Critical Praise: People love us. People hate us.
Todd vs. Shit & Shine: Todd is the rock band. Shit and Shine is the fuck-all-y’all band.
Why do you records sell out? We don’t make a million crappy records and try to shove them in as many faces as possible. We make quality records in small amounts. Once they’re gone we move on.
Live: A noise opera with a wall of orange amps, blue-faced bunnies and a load of drummers, half of whom don’t really understand what they’re getting themselves into (sometimes we recruit local drummers when we tout) and who, after a while, obviously don’t want to be there but are too embarrassed, or stubborn, to quit drumming until the others do.

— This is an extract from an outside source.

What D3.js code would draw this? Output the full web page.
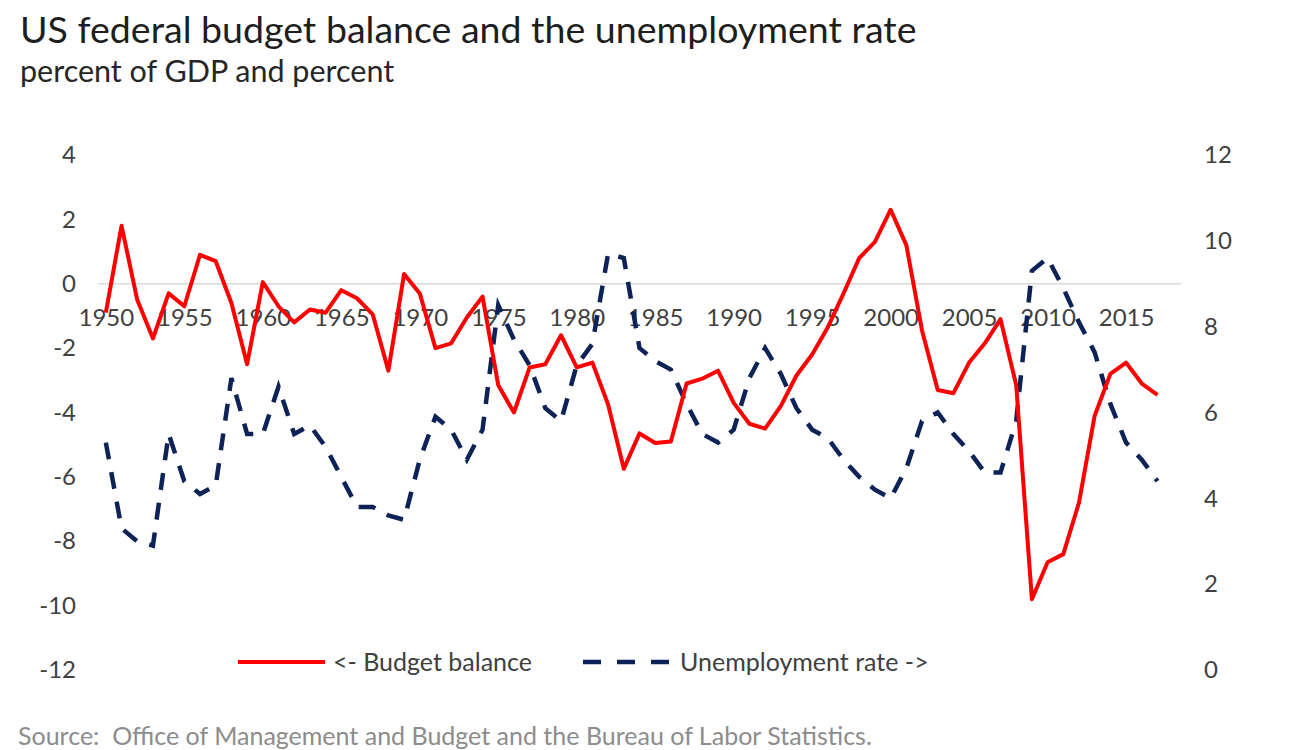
<!DOCTYPE html>
<html lang="en">
<head>
    <meta charset="UTF-8">
    <title>US federal budget balance and the unemployment rate</title>
    <script src="https://d3js.org/d3.v7.min.js"></script>
    <style>
        body { margin: 0; background: #fff; }
        text { font-family: Lato, "Open Sans", sans-serif; }
    </style>
</head>
<body>
    <script>
        // categories (2018 slot is left empty, as in the original Excel chart)
        const years = [1950, 1951, 1952, 1953, 1954, 1955, 1956, 1957, 1958, 1959,
            1960, 1961, 1962, 1963, 1964, 1965, 1966, 1967, 1968, 1969,
            1970, 1971, 1972, 1973, 1974, 1975, 1976, 1977, 1978, 1979,
            1980, 1981, 1982, 1983, 1984, 1985, 1986, 1987, 1988, 1989,
            1990, 1991, 1992, 1993, 1994, 1995, 1996, 1997, 1998, 1999,
            2000, 2001, 2002, 2003, 2004, 2005, 2006, 2007, 2008, 2009,
            2010, 2011, 2012, 2013, 2014, 2015, 2016, 2017, 2018];

        // budget balance, percent of GDP (left axis), 1950-2017
        const budgetBalance = [-0.9, 1.8, -0.5, -1.7, -0.3, -0.7, 0.9, 0.7, -0.6, -2.5,
            0.05, -0.7, -1.2, -0.8, -0.9, -0.2, -0.45, -0.95, -2.7, 0.3,
            -0.3, -2.0, -1.85, -1.05, -0.4, -3.15, -4.0, -2.6, -2.5, -1.6,
            -2.6, -2.45, -3.75, -5.75, -4.65, -4.95, -4.9, -3.1, -2.95, -2.7,
            -3.7, -4.35, -4.5, -3.8, -2.85, -2.2, -1.35, -0.3, 0.8, 1.3,
            2.3, 1.2, -1.45, -3.3, -3.4, -2.45, -1.85, -1.1, -3.15, -9.8,
            -8.65, -8.4, -6.8, -4.1, -2.8, -2.45, -3.1, -3.45];

        // unemployment rate, percent (right axis), 1950-2017
        const unemployment = [5.3, 3.3, 3.0, 2.9, 5.5, 4.4, 4.1, 4.3, 6.8, 5.5,
            5.5, 6.6, 5.5, 5.7, 5.2, 4.5, 3.8, 3.8, 3.6, 3.5,
            4.9, 5.9, 5.6, 4.9, 5.6, 8.5, 7.7, 7.1, 6.1, 5.8,
            7.1, 7.6, 9.7, 9.6, 7.5, 7.2, 7.0, 6.2, 5.5, 5.3,
            5.6, 6.8, 7.5, 6.9, 6.1, 5.6, 5.4, 4.9, 4.5, 4.2,
            4.0, 4.7, 5.8, 6.0, 5.5, 5.1, 4.6, 4.6, 5.8, 9.3,
            9.6, 8.9, 8.1, 7.4, 6.2, 5.3, 4.9, 4.4];

        const leftTicks = [4, 2, 0, -2, -4, -6, -8, -10, -12];
        const rightTicks = [0, 2, 4, 6, 8, 10, 12];
        const yearLabels = [1950, 1955, 1960, 1965, 1970, 1975, 1980, 1985, 1990, 1995, 2000, 2005, 2010, 2015];

        const width = 1316, height = 750;
        const plot = { left: 98, right: 1181, top: 155, bottom: 670 };

        const svg = d3.select("body").append("svg")
            .attr("width", width)
            .attr("height", height);

        const x = d3.scalePoint()
            .domain(years)
            .range([plot.left, plot.right])
            .padding(0.5);

        const yLeft = d3.scaleLinear().domain([-12, 4]).range([plot.bottom, plot.top]);
        const yRight = d3.scaleLinear().domain([0, 12]).range([plot.bottom, plot.top]);

        // plain hyphen for negatives, like the original
        const fmt = d => String(d);

        // title block
        svg.append("text")
            .attr("x", 20).attr("y", 43)
            .attr("font-size", 37.5)
            .attr("fill", "#1e1e1e")
            .text("US federal budget balance and the unemployment rate");

        svg.append("text")
            .attr("x", 20).attr("y", 82)
            .attr("font-size", 30.5)
            .attr("fill", "#262626")
            .text("percent of GDP and percent");

        // zero line
        svg.append("line")
            .attr("x1", plot.left).attr("x2", plot.right)
            .attr("y1", yLeft(0)).attr("y2", yLeft(0))
            .attr("stroke", "#d9d9d9")
            .attr("stroke-width", 1.5);

        // left axis
        const leftAxis = svg.append("g")
            .attr("transform", `translate(${plot.left - 22},0)`)
            .call(d3.axisLeft(yLeft).tickValues(leftTicks).tickFormat(fmt).tickSize(0).tickPadding(0));
        leftAxis.select(".domain").remove();
        leftAxis.selectAll("text")
            .attr("font-size", 24)
            .attr("font-family", "Lato, sans-serif")
            .attr("fill", "#404040");

        // right axis
        const rightAxis = svg.append("g")
            .attr("transform", `translate(${plot.right + 23},0)`)
            .call(d3.axisRight(yRight).tickValues(rightTicks).tickFormat(fmt).tickSize(0).tickPadding(0));
        rightAxis.select(".domain").remove();
        rightAxis.selectAll("text")
            .attr("font-size", 24)
            .attr("font-family", "Lato, sans-serif")
            .attr("fill", "#404040");

        // year labels sit just under the zero line
        const bottomAxis = svg.append("g")
            .attr("transform", `translate(0,${yLeft(0)})`)
            .call(d3.axisBottom(x).tickValues(yearLabels).tickSize(0).tickPadding(25));
        bottomAxis.select(".domain").remove();
        bottomAxis.selectAll("text")
            .attr("font-size", 24)
            .attr("font-family", "Lato, sans-serif")
            .attr("fill", "#404040");

        // series
        const budgetLine = d3.line()
            .x((d, i) => x(years[i]))
            .y(d => yLeft(d));

        const unempLine = d3.line()
            .x((d, i) => x(years[i]))
            .y(d => yRight(d));

        svg.append("path")
            .datum(unemployment)
            .attr("fill", "none")
            .attr("stroke", "#0d2257")
            .attr("stroke-width", 4.5)
            .attr("stroke-dasharray", "17,13")
            .attr("d", unempLine);

        svg.append("path")
            .datum(budgetBalance)
            .attr("fill", "none")
            .attr("stroke", "#ff0000")
            .attr("stroke-width", 4)
            .attr("stroke-linejoin", "round")
            .attr("d", budgetLine);

        // legend
        const legendY = 662;
        svg.append("line")
            .attr("x1", 238).attr("x2", 325)
            .attr("y1", legendY).attr("y2", legendY)
            .attr("stroke", "#ff0000")
            .attr("stroke-width", 4);
        svg.append("text")
            .attr("x", 333).attr("y", legendY + 9)
            .attr("font-size", 25)
            .attr("fill", "#404040")
            .text("<- Budget balance");

        svg.append("line")
            .attr("x1", 583).attr("x2", 670)
            .attr("y1", legendY).attr("y2", legendY)
            .attr("stroke", "#0d2257")
            .attr("stroke-width", 4.5)
            .attr("stroke-dasharray", "18,16");
        svg.append("text")
            .attr("x", 680).attr("y", legendY + 9)
            .attr("font-size", 25)
            .attr("fill", "#404040")
            .text("Unemployment rate ->");

        // source
        svg.append("text")
            .attr("x", 18).attr("y", 745)
            .attr("font-size", 25)
            .attr("fill", "#8c8c8c")
            .attr("xml:space", "preserve")
            .text("Source:  Office of Management and Budget and the Bureau of Labor Statistics.");
    </script>
</body>
</html>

Especially the German drummers: “I vill nevva play vis shit and shine again!” A guest drummer in Prague couldn’t quite understand our directions for the song and didn’t know when to start, so sat behind his kit not playing, waiting for some kind of sign. We finished the show and he started crying, he was so upset he didn’t get to play. Then playing with Sunn O))) and Earth in a massive hall in Berlin. Later, seeing the Sunn O))) guys bump into things trying to find their way to the stage through the thick fog from their smoke machines.
Radio edit: Rob da Bank tried it with us and failed miserably. Fucking donut.
MySpace: It’s all metal bands and their three-foot long comments, with a picture of a raven coming out of a skull in front of a foggy, broken-down church. Or it’s those bands who sent out the, “Hey there, we’re an Estonian dark ambient techno prog folk band. Please check out our music and let us know what you think!” Or the totally odd, pale-looking, Thai girls who frame pictures of themselves with roses and unicorns and say things like, “Have a very beautiful day, thanks for your friendship.” What is going on there? It’s fucking creepy; deeply fucking creepy.
Fans: Mainly nervous, quiet, English guys with peach-fuzz beards and black metal t-shirts, or shiny-faced German guys who have Tori Amos and Billy Joel posters and hundreds of photocopies of the cast from Scrubs tacked up all over their tiny flat. Then there are skittish American college girls with sweaty foreheads who lock you into eye contact and want to talk about their ex-boyfriend who plays bass. It’s generally the lonely, the deferential and the dispossessed, or vapid, hollow-eyed vixens looking for a free ride.
Lightning Bolt: Black pus.
Sissy Spacek: Greatest band we’ve seen in a very long time; totally amazing.
Three Days of Struggle: The best festival on the planet. CODA LUNGA!!!!
Nico Vascellari: Makes a great plate of pasta and has a really hot girlfriend.
Who do you listen? A donkey and a beagle on a seesaw, and Frankie when she needs a pee.
London: Full of shitehawks.
Texas: Texas Tommy double dog: two foot-long hot dogs on one bun, smothered in squeezy cheese and chilli.
South By Southwest: A total nightmare.